Getting Algae and Moss Off the Roof
Q: What causes the mold on my roof? How can I get rid of it? How can I keep it from coming back?
What causes the mold on my roof? How can I get rid of it? How can I keep it from coming back?
This Old House replies: The black mold-like stains and streaks that appear on roofs, particularly light-colored asphalt shingles, is actually a blue-green algae (Gloeocapsa magma). Commonly found in climates with warm, humid summers, it does no damage to the roofing, but it certainly does looks bad.
You could replace all the roofing with new shingles dark enough to disguise the staining, or with shingles laced with copper granules, which are lethal to algae. But that would only make sense if the shingles were worn out.
The less expensive solution is to spray wash the roof with a 50 percent mix of water and bleach to get rid of the algae. (No pressure washers, please. They're likely to damage the shingles.) Just be sure to wet your foundation plantings first, and rinse everything in clean water when you're done. Plants don't like bleach, and wetting them with plain water first protects them.
To keep the algae from coming back, insert 6-inch-wide strips of zinc or copper under the row of shingling closest to the roof peak, leaving an inch or two of the lower edge exposed to the weather.

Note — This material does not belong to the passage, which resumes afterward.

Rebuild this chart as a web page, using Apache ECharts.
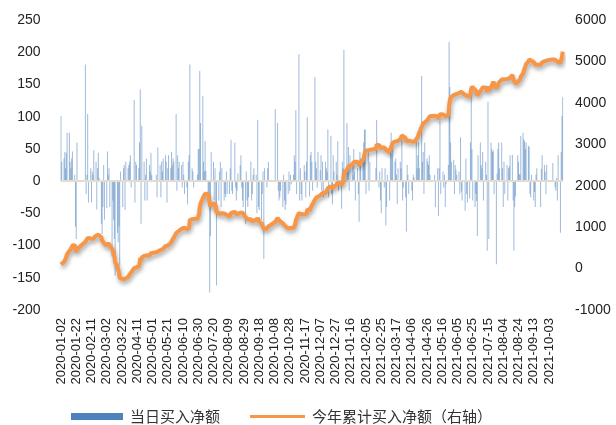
<!DOCTYPE html>
<html><head><meta charset="utf-8">
<script src="https://cdn.jsdelivr.net/npm/echarts@6/dist/echarts.min.js"></script>
<style>html,body{margin:0;padding:0;background:#fff}#c{width:616px;height:425px}</style>
</head><body><div id="c"></div>
<script>
// ---- categories: calendar days shown on the date axis ----
const firstDay = [2020, 1, 2];
const lastDay = [2021, 10, 21];
// weekdays on which the market was closed
const closedWeekdays = ['2020-01-24','2020-01-27','2020-01-28','2020-01-29','2020-01-30','2020-01-31',
  '2020-04-06','2020-05-01','2020-05-04','2020-05-05','2020-06-25','2020-06-26',
  '2020-10-01','2020-10-02','2020-10-05','2020-10-06','2020-10-07','2020-10-08',
  '2021-01-01','2021-02-11','2021-02-12','2021-02-15','2021-02-16','2021-02-17','2021-04-05',
  '2021-05-03','2021-05-04','2021-05-05','2021-06-14','2021-09-20','2021-09-21',
  '2021-10-01','2021-10-04','2021-10-05','2021-10-06','2021-10-07'];

// ---- series values, one per trading day ----
const dailyNet = [
 /*2020-01*/ 101,30,35,45,20,44,75,75,30,20,35,46,10,-71,-90,60,
 /*2020-02*/ 181,-20,10,104,-33,20,-33,15,10,48,30,-44,20,44,5,-66,-82,-40,25,-60,
 /*2020-03*/ -42,46,10,20,-40,-117,-30,-60,-90,-147,-80,-95,-70,-130,15,-40,20,25,-45,30,20,25,
 /*2020-04*/ 30,40,-10,126,-33,30,25,20,60,142,-66,86,30,-30,10,35,-30,25,15,44,10,
 /*2020-05*/ 10,-25,52,25,-25,30,15,35,40,30,-33,20,40,20,45,25,35,30,
 /*2020-06*/ 104,-15,40,20,30,25,-10,30,10,-20,-10,-36,30,40,181,20,15,-10,10,50,
 /*2020-07*/ 50,171,90,132,30,15,62,16,-20,-40,-173,-85,45,30,-30,20,-45,-162,-30,15,30,-40,20,
 /*2020-08*/ -30,-20,-25,15,-20,-20,20,64,-15,-20,60,-10,-30,-15,12,25,40,-10,-30,-40,-66,
 /*2020-09*/ 15,-30,-40,-25,30,-30,-20,10,20,10,-50,95,-40,-45,-60,-20,15,-121,20,-10,20,30,
 /*2020-10*/ 112,90,-15,-30,-25,-15,-40,10,-30,-45,-36,-20,15,-15,10,-5,
 /*2020-11*/ 10,40,30,110,-20,197,-30,20,-20,-30,25,15,-25,30,99,-24,40,45,30,-15,161,
 /*2020-12*/ 30,20,-10,45,17,40,-15,30,-25,30,20,15,80,-25,70,-20,-36,40,15,30,10,62,-15,
 /*2021-01*/ -43,30,20,204,15,90,20,53,-15,40,25,10,50,15,-30,20,-20,-63,45,35,
 /*2021-02*/ 40,60,80,80,-20,45,-15,30,20,95,-10,15,-30,-50,20,
 /*2021-03*/ -10,20,-69,-40,10,-30,45,75,40,60,30,35,10,-36,20,30,20,70,-30,-10,-25,-78,25,
 /*2021-04*/ 10,-20,-15,-30,10,6,63,20,40,60,20,163,30,45,-20,60,35,30,25,40,10,
 /*2021-05*/ 10,-40,20,-54,20,93,-20,15,-10,10,-40,-5,25,216,146,60,30,33,
 /*2021-06*/ -20,25,18,10,15,-20,68,-16,-30,-46,35,-20,-33,-27,60,132,50,-30,-40,-20,-31,
 /*2021-07*/ -85,40,60,25,20,45,-30,30,10,-108,123,-90,60,50,45,47,-20,-129,12,50,60,20,
 /*2021-08*/ 60,20,-40,30,-20,25,-30,20,23,40,41,-30,-108,-40,-24,40,30,11,10,70,75,65,
 /*2021-09*/ 62,50,60,55,53,-20,-25,10,-30,-17,-40,10,20,-40,19,40,25,15,-20,25,
 /*2021-10*/ 28,-10,-15,5,-30,40,-80,45,101,130
];
const cumNet = [
 /*2020-01*/ 101,131,166,211,231,275,350,425,455,475,510,556,566,495,405,465,
 /*2020-02*/ 646,626,636,740,707,727,694,709,719,767,797,753,773,817,822,756,674,634,659,599,
 /*2020-03*/ 557,603,613,633,593,476,446,386,296,149,69,-26,-96,-226,-211,-251,-231,-206,-251,-221,-201,-176,
 /*2020-04*/ -146,-106,-116,10,-23,7,32,52,112,254,188,274,304,274,284,319,289,314,329,373,383,
 /*2020-05*/ 393,368,420,445,420,450,465,500,540,570,537,557,597,617,662,687,722,752,
 /*2020-06*/ 856,841,881,901,931,956,946,976,986,966,956,920,950,990,1171,1191,1206,1196,1206,1256,
 /*2020-07*/ 1306,1477,1567,1699,1729,1744,1806,1822,1802,1762,1589,1504,1549,1579,1549,1569,1524,1362,1332,1347,1377,1337,1357,
 /*2020-08*/ 1327,1307,1282,1297,1277,1257,1277,1341,1326,1306,1366,1356,1326,1311,1323,1348,1388,1378,1348,1308,1242,
 /*2020-09*/ 1257,1227,1187,1162,1192,1162,1142,1152,1172,1182,1132,1227,1187,1142,1082,1062,1077,956,976,966,986,1016,
 /*2020-10*/ 1128,1218,1203,1173,1148,1133,1093,1103,1073,1028,992,972,987,972,982,977,
 /*2020-11*/ 987,1027,1057,1167,1147,1344,1314,1334,1314,1284,1309,1324,1299,1329,1428,1404,1444,1489,1519,1504,1665,
 /*2020-12*/ 1695,1715,1705,1750,1767,1807,1792,1822,1797,1827,1847,1862,1942,1917,1987,1967,1931,1971,1986,2016,2026,2088,2073,
 /*2021-01*/ 2030,2060,2080,2284,2299,2389,2409,2462,2447,2487,2512,2522,2572,2587,2557,2577,2557,2494,2539,2574,
 /*2021-02*/ 2614,2674,2754,2834,2814,2859,2844,2874,2894,2989,2979,2994,2964,2914,2934,
 /*2021-03*/ 2924,2944,2875,2835,2845,2815,2860,2935,2975,3035,3065,3100,3110,3074,3094,3124,3144,3214,3184,3174,3149,3071,3096,
 /*2021-04*/ 3106,3086,3071,3041,3051,3057,3120,3140,3180,3240,3260,3423,3453,3498,3478,3538,3573,3603,3628,3668,3678,
 /*2021-05*/ 3688,3648,3668,3614,3634,3727,3707,3722,3712,3722,3682,3677,3702,3918,4064,4124,4154,4187,
 /*2021-06*/ 4167,4192,4210,4220,4235,4215,4283,4267,4237,4191,4226,4206,4173,4146,4206,4338,4388,4358,4318,4298,4267,
 /*2021-07*/ 4182,4222,4282,4307,4327,4372,4342,4372,4382,4274,4397,4307,4367,4417,4462,4509,4489,4360,4372,4422,4482,4502,
 /*2021-08*/ 4562,4582,4542,4572,4552,4577,4547,4567,4590,4630,4671,4641,4533,4493,4469,4509,4539,4550,4560,4630,4705,4770,
 /*2021-09*/ 4832,4882,4942,4997,5050,5030,5005,5015,4985,4968,4928,4938,4958,4918,4937,4977,5002,5017,4997,5022,
 /*2021-10*/ 5050,5040,5025,5030,5000,5040,4960,5005,5106,5236
];

// ---- tick labels ----
const leftTicks = [-200,-150,-100,-50,0,50,100,150,200,250];
const rightTicks = [-1000,0,1000,2000,3000,4000,5000,6000];
const seriesNames = ['当日买入净额','今年累计买入净额（右轴）'];

// ---- build calendar categories and map trading-day values onto them ----
const categories = [];
const tradingIndex = {};
let k = 0;
for (let t = Date.UTC(firstDay[0], firstDay[1]-1, firstDay[2]); t <= Date.UTC(lastDay[0], lastDay[1]-1, lastDay[2]); t += 86400000) {
  const d = new Date(t);
  const s = d.toISOString().slice(0,10);
  categories.push(s);
  const wd = d.getUTCDay();
  if (wd !== 0 && wd !== 6 && closedWeekdays.indexOf(s) < 0) { tradingIndex[s] = k++; }
}
const barData = categories.map(s => (s in tradingIndex && tradingIndex[s] < dailyNet.length) ? dailyNet[tradingIndex[s]] : null);
const lineData = categories.map(s => (s in tradingIndex && tradingIndex[s] < cumNet.length) ? cumNet[tradingIndex[s]] : null);

const numFont = 'Liberation Sans, Arial, sans-serif';
const legendText = {fontFamily: 'Noto Sans CJK SC', fontSize: 15, color: '#333', padding: [0,0,0,2]};
const chart = echarts.init(document.getElementById('c'), null, {renderer: 'canvas'});
chart.setOption({
  animation: false,
  backgroundColor: '#fff',
  grid: {left: 60.6, top: 20, width: 502.5, height: 290, containLabel: false},
  legend: [
    {left: 66, top: 404, itemWidth: 52, itemHeight: 7, textStyle: legendText,
     data: [{name: seriesNames[0], icon: 'rect', itemStyle: {color: '#4F81BD', opacity: 1}}]},
    {left: 245, top: 404, itemWidth: 55, itemHeight: 3, textStyle: legendText,
     data: [{name: seriesNames[1], icon: 'rect', itemStyle: {color: '#F79646'}}]}
  ],
  xAxis: {
    type: 'category', data: categories, boundaryGap: true,
    axisLine: {show: false}, axisTick: {show: false},
    axisLabel: {interval: 19, rotate: 90, fontSize: 13, color: '#222', fontFamily: numFont, margin: 8}
  },
  yAxis: [
    {type: 'value', min: leftTicks[0], max: leftTicks[leftTicks.length-1], interval: leftTicks[1]-leftTicks[0],
     axisLine: {show: false}, axisTick: {show: false}, splitLine: {show: false},
     axisLabel: {fontSize: 14, color: '#222', fontFamily: numFont, margin: 20, formatter: v => String(v)}},
    {type: 'value', min: rightTicks[0], max: rightTicks[rightTicks.length-1], interval: rightTicks[1]-rightTicks[0],
     axisLine: {show: false}, axisTick: {show: false}, splitLine: {show: false},
     axisLabel: {fontSize: 14, color: '#222', fontFamily: numFont, margin: 12, formatter: v => String(v)}}
  ],
  series: [
    {name: seriesNames[0], type: 'bar', yAxisIndex: 0, data: barData, barWidth: 1,
     itemStyle: {color: 'rgba(79,129,189,0.55)'},
     markLine: {silent: true, symbol: 'none', label: {show: false},
       lineStyle: {color: '#E3DDD0', width: 2, type: 'solid'}, data: [{yAxis: 0}]}},
    {name: seriesNames[1], type: 'line', yAxisIndex: 1, data: lineData, connectNulls: true,
     symbol: 'none', showSymbol: false, z: 5,
     itemStyle: {color: '#F79646'},
     lineStyle: {color: '#F79646', width: 4, shadowColor: 'rgba(0,0,0,0.35)', shadowBlur: 4, shadowOffsetX: 1, shadowOffsetY: 3}}
  ]
});
</script></body></html>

That way whenever it rains, some of the metal molecules will wash down the roof and kill any algae trying to regain a foothold on your shingles.
You can probably see this same principle working on roofs in your neighborhood. Look for chimneys with copper flashing; the areas directly below the flashing will be free of any algae stains.
The strips also work on roofs suffering from moss buildup. Just scrub it off first with a brush, then bleach as above.